How do you approach your design practice?
Our starting point is always communication. Design for us is a dialogue, not self-fulfillment. Throughout the design process, we hope to instill the values we believe in: harmony and balance. Objects we design then become something more than a mere manifestation of a style; they are the synthesis of many layers of meaning into a single form.
What was your process of designing the Saya chair?
With Saya, we wanted to design a chair for Arper with the home as inspiration. Home for us evokes feelings of warmth and life. Wood seemed to us the material choice best suited to express this quality. We then looked to plywood for its constructive synthesis: it allows for a surface that is continuous, fluid and lightweight.
To articulate the form, we developed an expressive, graphic back. Its shape is inviting; it almost suggests a hug. In creating the form, we cut out small paper models in miniature and played with them, bending the paper in different ways to understand its possibilities. Its shape took on the character and form of a little animal: four legs and arching neck.
We felt que tiene alma (it had soul), a Spanish way to say it has something that is touching, emotive — like a graceful person or living creature. This was a quality we wanted to maintain. We thought it should feel lightweight and defined, but also sensual and soft — something someone would like to touch, like a pebble with the edges softened by the sea. With this in mind, we also chose to round the edges of the planes.

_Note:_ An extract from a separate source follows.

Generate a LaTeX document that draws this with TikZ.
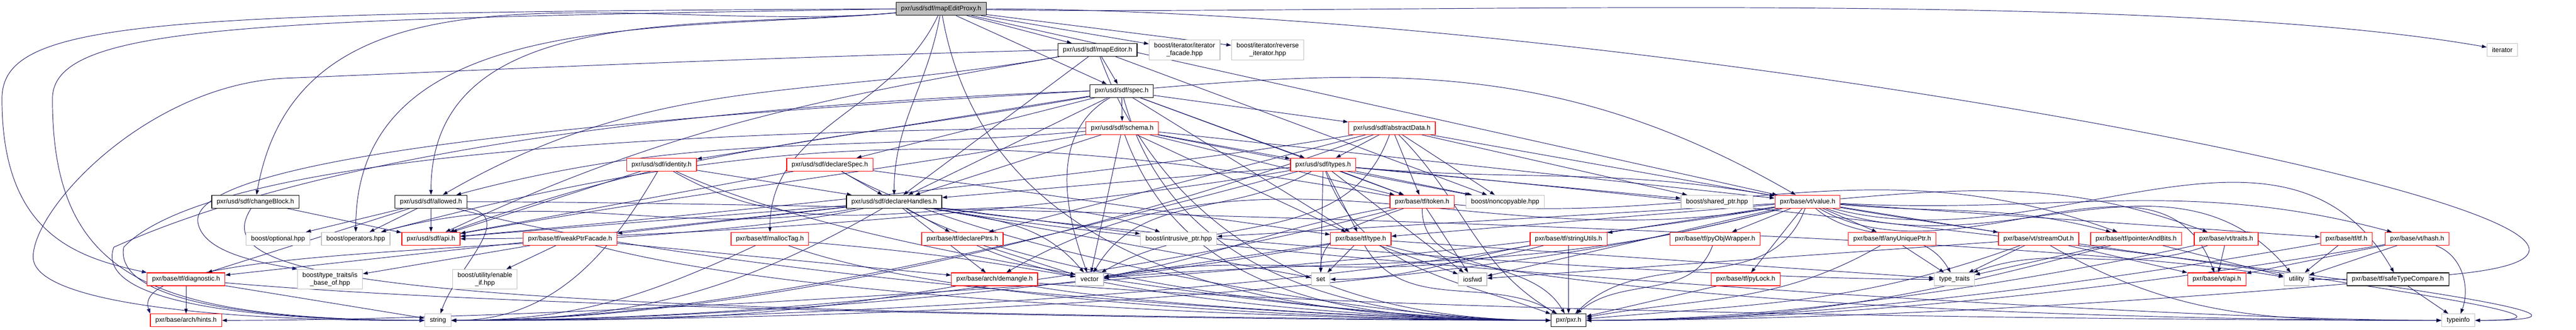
\documentclass[tikz,border=0pt]{standalone}
\usepackage{fontspec}
\setmainfont{Liberation Sans}
\usetikzlibrary{arrows.meta}
\definecolor{edgeblue}{HTML}{191970}
\definecolor{grey75}{HTML}{BFBFBF}
\pgfdeclarelayer{edges}
\pgfsetlayers{edges,main}
\tikzset{
  hdr/.style={draw=black, line width=0.13pt, fill=white, align=center,
    minimum height=2.6pt, inner xsep=1pt, inner ysep=0.6pt},
  hdrred/.style={hdr, draw=red},
  hdrsys/.style={hdr, draw=grey75},
  hdrmain/.style={hdr, fill=grey75},
  dep/.style={draw=edgeblue, line width=0.1pt,
    -{Triangle[length=1pt,width=0.7pt]}},
}
\begin{document}
\begin{tikzpicture}[x=0.1pt,y=0.1pt]
        \useasboundingbox (0,0) rectangle (5206,-667);
        {\fontsize{1.333}{1.55}\selectfont

        % The documented header
        \node [hdrmain] (proxy) at (1902,-18) {pxr/usd/sdf/mapEditProxy.h};%

        % Row of mapEditor.h
        \node [hdr] (mapEditor) at (2218,-101) {pxr/usd/sdf/mapEditor.h};%
        \node [hdrsys] (itFacade) at (2394,-101) {boost/iterator/iterator\\\_facade.hpp};%
        \node [hdrsys] (revIter) at (2562,-101) {boost/iterator/reverse\\\_iterator.hpp};%
        \node [hdrsys] (iterator) at (5057,-101) {iterator};%

        % Rows of spec.h, schema.h, types.h
        \node [hdr] (spec) at (2267,-184) {pxr/usd/sdf/spec.h};%
        \node [hdrred] (schema) at (2268,-259) {pxr/usd/sdf/schema.h};%
        \node [hdrred] (absData) at (2813,-259) {pxr/usd/sdf/abstractData.h};%
        \node [hdrred] (identity) at (1337,-333) {pxr/usd/sdf/identity.h};%
        \node [hdrred] (declSpec) at (1677,-333) {pxr/usd/sdf/declareSpec.h};%
        \node [hdrred] (types) at (2674,-333) {pxr/usd/sdf/types.h};%

        % Row of allowed.h
        \node [hdr] (changeBlock) at (516,-408) {pxr/usd/sdf/changeBlock.h};%
        \node [hdr] (allowed) at (871,-408) {pxr/usd/sdf/allowed.h};%
        \node [hdr] (declHandles) at (1807,-408) {pxr/usd/sdf/declareHandles.h};%
        \node [hdrred] (token) at (2874,-408) {pxr/base/tf/token.h};%
        \node [hdrsys] (noncopyable) at (3042,-408) {boost/noncopyable.hpp};%
        \node [hdrsys] (sharedPtr) at (3470,-408) {boost/shared\_ptr.hpp};%
        \node [hdrred] (value) at (3653,-408) {pxr/base/vt/value.h};%

        % Row of api.h
        \node [hdrsys] (optional) at (562,-483) {boost/optional.hpp};%
        \node [hdrsys] (operators) at (719,-483) {boost/operators.hpp};%
        \node [hdrred] (sdfApi) at (871,-483) {pxr/usd/sdf/api.h};%
        \node [hdrred] (weakPtr) at (1152,-483) {pxr/base/tf/weakPtrFacade.h};%
        \node [hdrred] (mallocTag) at (1556,-483) {pxr/base/tf/mallocTag.h};%
        \node [hdrred] (declPtrs) at (1945,-483) {pxr/base/tf/declarePtrs.h};%
        \node [hdrsys] (intrusive) at (2382,-483) {boost/intrusive\_ptr.hpp};%
        \node [hdrred] (tfType) at (2750,-483) {pxr/base/tf/type.h};%
        \node [hdrred] (strUtils) at (3170,-483) {pxr/base/tf/stringUtils.h};%
        \node [hdrred] (pyObj) at (3466,-483) {pxr/base/tf/pyObjWrapper.h};%
        \node [hdrred] (anyUniq) at (3824,-483) {pxr/base/tf/anyUniquePtr.h};%
        \node [hdrred] (streamOut) at (4120,-483) {pxr/base/vt/streamOut.h};%
        \node [hdrred] (ptrBits) at (4317,-483) {pxr/base/tf/pointerAndBits.h};%
        \node [hdrred] (vtTraits) at (4499,-483) {pxr/base/vt/traits.h};%
        \node [hdrred] (tfTf) at (4742,-483) {pxr/base/tf/tf.h};%
        \node [hdrred] (vtHash) at (4885,-483) {pxr/base/vt/hash.h};%

        % Row of diagnostic.h
        \node [hdrred] (diagnostic) at (376,-565) {pxr/base/tf/diagnostic.h};%
        \node [hdrsys] (isBase) at (667,-565) {boost/type\_traits/is\\\_base\_of.hpp};%
        \node [hdrsys] (enableIf) at (980,-565) {boost/utility/enable\\\_if.hpp};%
        \node [hdrred] (demangle) at (2010,-565) {pxr/base/arch/demangle.h};%
        \node [hdrsys] (vector) at (2202,-565) {vector};%
        \node [hdrsys] (set) at (2669,-565) {set};%
        \node [hdrsys] (iosfwd) at (2976,-565) {iosfwd};%
        \node [hdrred] (pyLock) at (3528,-565) {pxr/base/tf/pyLock.h};%
        \node [hdrsys] (typeTraits) at (3950,-565) {type\_traits};%
        \node [hdrred] (vtApi) at (4480,-565) {pxr/base/vt/api.h};%
        \node [hdrsys] (utility) at (4641,-565) {utility};%
        \node [hdr] (safeCmp) at (4846,-565) {pxr/base/tf/safeTypeCompare.h};%

        % Bottom row
        \node [hdrred] (hints) at (376,-648) {pxr/base/arch/hints.h};%
        \node [hdrsys] (string) at (885,-648) {string};%
        \node [hdr] (pxr) at (3170,-648) {pxr/pxr.h};%
        \node [hdrsys] (typeinfo) at (4968,-648) {typeinfo};%
        }

        \begin{pgfonlayer}{edges}
        % Includes of mapEditProxy.h
        \draw [dep] (proxy) edge (mapEditor) edge (itFacade) edge (revIter)
          edge [out=-1, in=170, looseness=0.6] (iterator) edge (spec)
          edge [out=185, in=80] (changeBlock) edge [out=185, in=90] (allowed)
          edge [out=185, in=90] (operators)
          edge [out=-115, in=90] (mallocTag) edge [out=-100, in=90] (declHandles)
          edge (value) edge [out=0, in=0, looseness=1.4] (utility)
          edge [out=-80, in=180] (pxr);%
        % long ones round the left side
        \draw [dep] (proxy.west) .. controls (300,-25) and (4,-40) .. (4,-200)
          .. controls (4,-470) and (150,-520) .. (diagnostic.north west);%
        \draw [dep] (proxy.west) .. controls (500,-40) and (106,-50) .. (106,-200)
          .. controls (106,-560) and (300,-645) .. (string.west);%

        % Includes of mapEditor.h
        \draw [dep] (mapEditor) edge (spec) edge [out=190, in=30] (allowed)
          edge (declHandles) edge [out=190, in=25] (sdfApi) edge (noncopyable)
          edge [out=-70, in=180] (pxr);%
        \draw [dep] (mapEditor.west) .. controls (1400,-120) and (800,-150) .. (580,-158)
          .. controls (300,-170) and (67,-420) .. (67,-520)
          .. controls (67,-620) and (500,-650) .. (string.west);%

        % Includes of spec.h
        \draw [dep] (spec) edge (schema) edge (absData) edge (types) edge (declSpec)
          edge (identity) edge (declHandles) edge [out=190, in=20] (sdfApi)
          edge [out=5, in=150] (value) edge (token) edge (tfType)
          edge [out=-150, in=110] (vector) edge [out=-75, in=180] (pxr);%
        \draw [dep] (spec.west) .. controls (1500,-210) and (700,-290) .. (230,-500)
          .. controls (190,-610) and (500,-648) .. (string.west);%
        \draw [dep] (spec.west) .. controls (1200,-240) and (380,-320) .. (400,-450)
          .. controls (410,-510) and (520,-530) .. (isBase.north west);%

        % Includes of schema.h
        \draw [dep] (schema) edge [out=185, in=15] (allowed) edge (declHandles)
          edge (types) edge [out=190, in=10] (sdfApi) edge (token) edge (tfType)
          edge (value) edge (noncopyable) edge (vector)
          edge [out=-70, in=180] (pxr);%
        \draw [dep] (schema.west) .. controls (1300,-265) and (420,-320) .. (250,-500)
          .. controls (230,-610) and (520,-648) .. (string.west);%

        % Includes of abstractData.h
        \draw [dep] (absData) edge (types)
          edge [out=190, in=5, looseness=0.6] (sdfApi) edge (token) edge (declPtrs)
          edge (value) edge (noncopyable) edge (sharedPtr)
          edge [out=-110, in=30] (vector)
          edge [out=-160, in=0, looseness=0.8] (string)
          edge [out=-45, in=150] (pxr);%

        % Includes of types.h
        \draw [dep] (types) edge (declHandles)
          edge [out=190, in=0, looseness=0.7] (sdfApi) edge (token) edge (tfType)
          edge [out=-5, in=170] (value) edge (noncopyable) edge (sharedPtr)
          edge (iosfwd) edge (set)
          edge [out=-165, in=0, looseness=0.8] (string)
          edge [out=-5, in=0, looseness=0.7] (typeinfo)
          edge [out=-150, in=60] (vector) edge [out=-70, in=160] (pxr);%

        % Includes of identity.h and declareSpec.h
        \draw [dep] (identity) edge (declHandles) edge (sdfApi)
          edge [out=-30, in=160] (intrusive)
          edge [out=-120, in=0] (string)
          edge [out=-25, in=180, looseness=0.6] (pxr);%
        \draw [dep] (declSpec) edge (declHandles) edge (tfType) edge (sdfApi)
          edge [out=-30, in=180, looseness=0.6] (pxr);%

        % Includes of declareHandles.h
        \draw [dep] (declHandles) edge (sdfApi) edge (diagnostic) edge (weakPtr)
          edge (declPtrs) edge (demangle)
          edge (intrusive) edge [out=190, in=15] (operators) edge (set)
          edge [out=-10, in=180, looseness=0.5] (typeinfo)
          edge [out=-8, in=180, looseness=0.6] (typeTraits)
          edge [out=-10, in=130] (vector)
          edge [out=-150, in=0] (string)
          edge [out=-30, in=180, looseness=0.6] (pxr);%
        \draw [dep] (declHandles) .. controls (1300,-520) and (250,-480) .. (hints.north west);%

        % Includes of changeBlock.h and allowed.h
        \draw [dep] (changeBlock) edge (sdfApi);%
        \draw [dep] (changeBlock) .. controls (420,-560) and (700,-632) .. (pxr.west);%
        \draw [dep] (allowed) edge (sdfApi) edge (diagnostic) edge (operators)
          edge (optional) edge [out=-10, in=70, looseness=1.2] (string)
          edge [out=0, in=170, looseness=0.4] (utility)
          edge [out=-15, in=180, looseness=0.6] (pxr);%

        % Includes of weakPtrFacade.h, mallocTag.h, declarePtrs.h
        \draw [dep] (weakPtr) edge (isBase) edge (enableIf) edge (demangle)
          edge [out=-15, in=180, looseness=0.6] (pxr);%
        \draw [dep] (mallocTag) edge [out=-155, in=0] (string)
          edge [out=-5, in=170] (vector)
          edge [out=-20, in=180, looseness=0.6] (pxr);%
        \draw [dep] (declPtrs) edge (vector)
          edge [out=-25, in=180, looseness=0.6] (pxr);%

        % Includes of demangle.h and diagnostic.h
        \draw [dep] (demangle) edge [out=-170, in=0] (string)
          edge [out=-5, in=180, looseness=0.6] (typeinfo)
          edge [out=-10, in=180, looseness=0.6] (pxr);%
        \draw [dep] (diagnostic) edge (hints) edge (string)
          edge [out=-5, in=180, looseness=0.6] (pxr);%

        % Includes of token.h and type.h
        \draw [dep] (token) edge [out=170, in=15] (operators)
          edge [out=200, in=90] (set) edge (iosfwd)
          edge [out=-165, in=0, looseness=0.8] (string)
          edge [out=190, in=10] (vector)
          edge [out=-5, in=160] (ptrBits)
          edge [out=-90, in=120] (pxr);%
        \draw [dep] (tfType) edge (iosfwd) edge (set)
          edge [out=-170, in=0, looseness=0.8] (string)
          edge [out=-15, in=180, looseness=0.6] (typeinfo)
          edge (typeTraits) edge (vector)
          edge [out=-60, in=150] (pxr);%

        % Includes of value.h
        \draw [dep] (value) edge (anyUniq) edge [out=-5, in=165] (ptrBits)
          edge (pyLock) edge (pyObj) edge [out=-15, in=120] (safeCmp)
          edge (strUtils) edge (tfTf) edge (tfType)
          edge [out=-30, in=110] (vtApi) edge [out=-3, in=165] (vtHash)
          edge (streamOut) edge [out=5, in=160] (vtTraits) edge (intrusive)
          edge [out=190, in=30] (demangle)
          edge [out=-170, in=0, looseness=0.6] (hints) edge (iosfwd)
          edge [out=-10, in=0, looseness=0.8] (typeinfo)
          edge [out=-40, in=120] (typeTraits) edge [out=-20, in=130] (utility)
          edge [out=-165, in=0, looseness=0.7] (string)
          edge [out=-165, in=5] (vector)
          edge [out=-110, in=45] (pxr);%

        % Includes of the tf and vt headers
        \draw [dep] (strUtils) edge (pxr)
          edge [out=-170, in=0, looseness=0.7] (string)
          edge [out=-165, in=10] (vector) edge [out=-170, in=0] (set);%
        \draw [dep] (pyObj) edge [out=-110, in=40] (pxr);%
        \draw [dep] (pyLock) edge (pxr);%
        \draw [dep] (anyUniq) edge (typeTraits) edge [out=-150, in=10] (pxr);%
        \draw [dep] (streamOut) edge (vtApi) edge [out=-30, in=180] (typeinfo)
          edge (iosfwd) edge (typeTraits) edge [out=-160, in=5] (pxr);%
        \draw [dep] (ptrBits) edge (utility) edge (typeTraits)
          edge [out=-165, in=0] (pxr);%
        \draw [dep] (vtTraits) edge (vtApi) edge [out=-160, in=20] (typeTraits)
          edge [out=-168, in=0, looseness=0.8] (pxr);%
        \draw [dep] (tfTf) edge (utility)
          edge [out=-170, in=0, looseness=0.8] (pxr);%
        \draw [dep] (vtHash) edge (vtApi) edge (utility)
          edge [out=-20, in=70] (typeinfo)
          edge [out=-170, in=0, looseness=0.8] (pxr);%
        \draw [dep] (safeCmp) edge (typeinfo)
          edge [out=-175, in=0, looseness=0.8] (pxr);%
        \end{pgfonlayer}
\end{tikzpicture}
\end{document}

When the shell was complete, we began wondering which colors could combine to amplify the possibilities of wood without creating a contrast. We selected the finishing in wood (natural and teak colors), white, black, ochre and three different shades of red.
For us, red communicates both life and also a sign, connecting the color to the material.
We imagine that chairs in both veneers and colors can be used alone, or together.
One is a singular piece; several together create a rhythmic and lively pattern.
How does the Saya chair fit into the Arper family?
We see our chair as a kind of manifesto, an ode to wood. Made from organic and natural materials, it is evocative and feels alive. Like all Arper products, it is comfortable and useful in diverse environments, but we hope the Saya chair will always be reminiscent of the warmth of home.
How do you define good design?
For us, the essence of the design is a harmony between its parts. It is the relationship between form, material, color, functionality and their overall relationship to a space, a place, an environment, a culture. A design system should always be symbiotic — sympathetic to an environment or use it may be difficult or impossible to fully imagine. This is an essential idea for Arper: each collection is a system designed for constant growth and evolution.
Good design makes us fall in love, but often for different reasons. Is it perfect balance, icon status, strength, durability, synthesis, sensuality or ingeniousness? An object is well designed when its form seems inevitable. It could not have possibly been resolved in another way. Good design is timeless. Think of a simple, carved bowl from any part of the world: its form mirroring that of two hands held together to form a cup for drinking.
Is there anything more universal than that?